3. Kecenderungan banyak orang tua ahir-ahir ini memang sangat memanjakan anak. Hal ini sebenarnya berlangsung sejak usia dini. Banyak orang tua yang menuruti keinginan anaknya membeli sesuatu tanpa berfikir panjang apa dampaknya. Hanya karena alasan biar “sama dengan anak tetangga”, orang tua sangat mudah membelikan sesuatu yang sama dengan anak tetangganya. Yang saya saksikan kalau di desa, kecenderungan ABG yang menuntut untuk dibelikan motor. Meski orang tua terpaksa harus menjual kebun, keinginan anaknya toh tetap dituruti.

4. Membiarkan anak terlalu masuk dalam pergaulan dengan teman sebayanya. Yang saya maksud di sini adalah komunitas teman sebaya yang cenderung berlebih mempertontonkan ekspresi ke-ABG-annya sehingga kurang patut menurut ukuran budaya setempat. Sudah menjadi hakekat ABG karena perkembangan umur dan psikologinya dia mencari wadah bersosialisasi.
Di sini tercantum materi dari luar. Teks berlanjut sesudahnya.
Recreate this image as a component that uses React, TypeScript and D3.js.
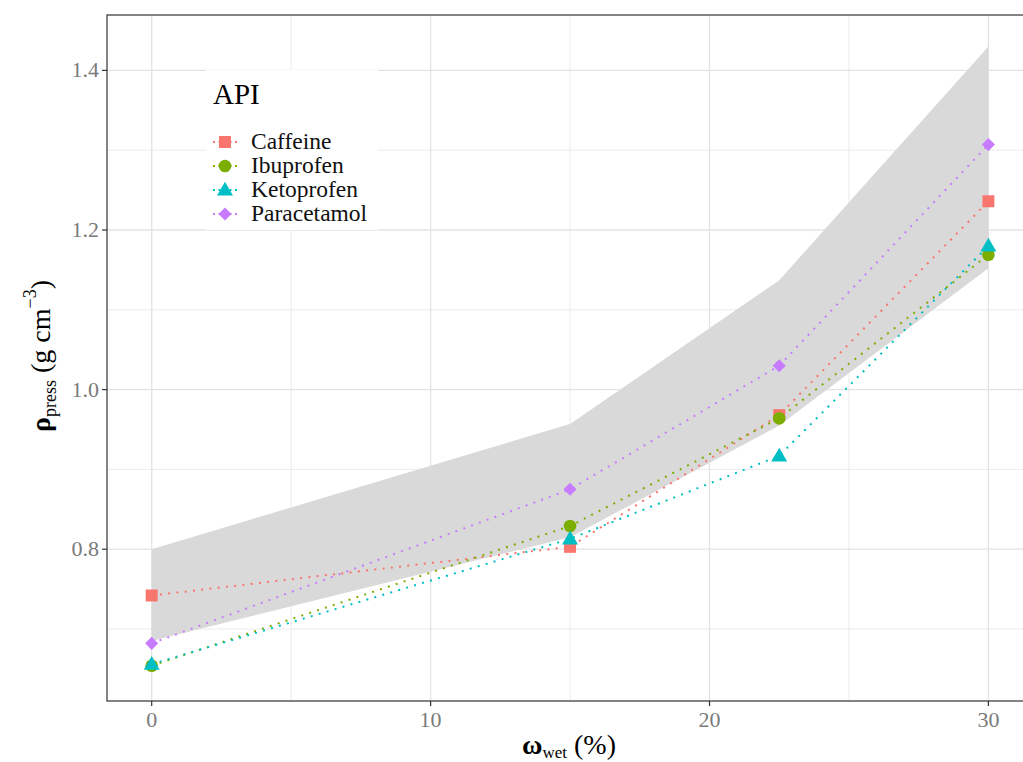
import React from "react";
import * as d3 from "d3";

const apis = ["Caffeine", "Ibuprofen", "Ketoprofen", "Paracetamol"];
const colors = ["#F8766D", "#7CAE00", "#00BFC4", "#C77CFF"];
const wet = [0, 15, 22.5, 30];
const caffeine = [0.742, 0.803, 0.968, 1.236];
const ibuprofen = [0.654, 0.829, 0.964, 1.169];
const ketoprofen = [0.656, 0.813, 0.917, 1.180];
const paracetamol = [0.682, 0.875, 1.030, 1.307];
const ribbonUpper = [0.800, 0.957, 1.137, 1.430];
const ribbonLower = [0.685, 0.815, 0.955, 1.152];
const xTicks = [0, 10, 20, 30];
const xMinor = [5, 15, 25];
const yTicks = [0.8, 1.0, 1.2, 1.4];
const yMinor = [0.7, 0.9, 1.1, 1.3];

const seriesValues = [caffeine, ibuprofen, ketoprofen, paracetamol];

const W = 1023;
const H = 762;
const left = 107;
const top = 15;
const bottom = 701;
const right = 1030;

const x = d3.scaleLinear().domain([0, 30]).range([151.7, 988.4]);
const y = d3.scaleLinear().domain([0.8, 1.2]).range([549.2, 230.0]);

const FONT = "'Liberation Serif', 'DejaVu Serif', serif";

function shapePath(i: number): { d: string; rot: number } {
  if (i === 0) return { d: d3.symbol().type(d3.symbolSquare).size(144)()!, rot: 0 };
  if (i === 1) return { d: d3.symbol().type(d3.symbolCircle).size(125)()!, rot: 0 };
  if (i === 2) return { d: d3.symbol().type(d3.symbolTriangle).size(110)()!, rot: 0 };
  return { d: d3.symbol().type(d3.symbolSquare).size(85)()!, rot: 45 };
}

export default function App() {
  const area = d3
    .area<number>()
    .x((_, i) => x(wet[i]))
    .y0((_, i) => y(ribbonLower[i]))
    .y1((d) => y(d));
  const line = d3
    .line<number>()
    .x((_, i) => x(wet[i]))
    .y((d) => y(d));

  const legendY = [142, 166, 190, 214];

  return (
    <svg
      width={W}
      height={H}
      style={{ position: "absolute", left: 0, top: 0, background: "#fff" }}
    >
      <defs>
        <clipPath id="panel">
          <rect x={left} y={top} width={right - left} height={bottom - top} />
        </clipPath>
      </defs>
      <rect x={0} y={0} width={W} height={H} fill="#fff" />
      {/* grid */}
      <g clipPath="url(#panel)">
        {yMinor.map((v) => (
          <line key={"ym" + v} x1={left} x2={right} y1={y(v)} y2={y(v)} stroke="#ebebeb" strokeWidth={1} />
        ))}
        {xMinor.map((v) => (
          <line key={"xm" + v} x1={x(v)} x2={x(v)} y1={top} y2={bottom} stroke="#ebebeb" strokeWidth={1} />
        ))}
        {yTicks.map((v) => (
          <line key={"y" + v} x1={left} x2={right} y1={y(v)} y2={y(v)} stroke="#e3e3e3" strokeWidth={1.3} />
        ))}
        {xTicks.map((v) => (
          <line key={"x" + v} x1={x(v)} x2={x(v)} y1={top} y2={bottom} stroke="#e3e3e3" strokeWidth={1.3} />
        ))}
        <path d={area(ribbonUpper)!} fill="#d9d9d9" />
        {seriesValues.map((vals, i) => (
          <path
            key={"l" + i}
            d={line(vals)!}
            fill="none"
            stroke={colors[i]}
            strokeWidth={2}
            strokeDasharray="2 6.3"
          />
        ))}
        {seriesValues.map((vals, i) => {
          const s = shapePath(i);
          return vals.map((v, j) => (
            <path
              key={"p" + i + "-" + j}
              d={s.d}
              transform={`translate(${x(wet[j])},${y(v) + (i === 2 ? 1 : 0)}) rotate(${s.rot})`}
              fill={colors[i]}
            />
          ));
        })}
      </g>
      {/* legend */}
      <rect x={206} y={70} width={172} height={160} fill="#fff" />
      <text x={213} y={104} fontFamily={FONT} fontSize={29} fill="#000">API</text>
      {apis.map((name, i) => {
        const s = shapePath(i);
        return (
          <g key={"lg" + i}>
            <line x1={213} x2={237} y1={legendY[i]} y2={legendY[i]} stroke={colors[i]} strokeWidth={2} strokeDasharray="2 3.5" />
            <path d={s.d} transform={`translate(225,${legendY[i] + (i === 2 ? 1 : 0)}) rotate(${s.rot})`} fill={colors[i]} />
            <text x={251} y={legendY[i] + 7} fontFamily={FONT} fontSize={23.5} fill="#111">{name}</text>
          </g>
        );
      })}
      {/* panel border */}
      <rect x={left} y={top} width={right - left} height={bottom - top} fill="none" stroke="#333" strokeWidth={1.2} />
      {/* axes ticks */}
      {yTicks.map((v) => (
        <g key={"yt" + v}>
          <line x1={102} x2={left} y1={y(v)} y2={y(v)} stroke="#333" strokeWidth={1.2} />
          <text x={99} y={y(v) + 7} textAnchor="end" fontFamily={FONT} fontSize={22} fill="#7a7a7a">{v.toFixed(1)}</text>
        </g>
      ))}
      {xTicks.map((v) => (
        <g key={"xt" + v}>
          <line x1={x(v)} x2={x(v)} y1={bottom} y2={bottom + 5} stroke="#333" strokeWidth={1.2} />
          <text x={x(v)} y={727} textAnchor="middle" fontFamily={FONT} fontSize={22} fill="#7a7a7a">{v}</text>
        </g>
      ))}
      {/* x title */}
      <text x={569} y={754} textAnchor="middle" fontFamily={FONT} fontSize={28} fill="#000">
        <tspan fontWeight="bold">ω</tspan>
        <tspan fontSize={17} dy={4}>wet</tspan>
        <tspan dy={-4}> (%)</tspan>
      </text>
      {/* y title */}
      <text
        transform="translate(50,356) rotate(-90)"
        textAnchor="middle"
        fontFamily={FONT}
        fontSize={28}
        fill="#000"
      >
        <tspan fontWeight="bold">ρ</tspan>
        <tspan fontSize={18} dy={6}>press</tspan>
        <tspan dy={-6}> (g cm</tspan>
        <tspan fontSize={18} dy={-14}>−3</tspan>
        <tspan dy={14}>)</tspan>
      </text>
    </svg>
  );
}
Sosialisasi seumuran ABG jelas melampaui sosialisasi rumah tangga. Mereka akan mencari teman sebaya sebagai bentuk dari perluasan sosialisasinya. Tak jarang dalam memperluas sosialisanya ABG terperangkap dalam kelompok teman sebaya yang berlebih tadi. Atau kelompok teman sebaya yang memberi warna tidak sehat seperti nge-drug, nongkrong berlebih, pergaulan bebas, atau kelompok teman sebaya yangcenderung ekslusif dan meminta kesetian tanpa reserve bagi anggotanya. Akibatnya ABG ini lambat laun terjebak pada kesetiaan tunggal, kepada kelompok teman sebayanya. Secara bersamaan akan melonggarkan hubungan emosional dengan keluarganya. Dari sinilah otoritas orang tua mulai mengendor. Dia akan lebih cenderung mendengar omongan teman sebayanya ketimbang orang tuanya.  

5. Adanya pola kepengasuhan yang berbeda antara ayah dan ibu. Misalnya bapak keras, ibu longgar. Atau sebaliknya, ibu keras bapak longgar. Akibatnya anak mengalami kesulitan untuk melakukan identifikasi, dan cenderung menjadikan kepribadian anak pecah. Sangat banyak saya saksikan pola kepengasuhan yang berbeda di antara orang tua menjadikan anak sulit untuk disiplin, cenderung manja, dan sulit diberi masukan.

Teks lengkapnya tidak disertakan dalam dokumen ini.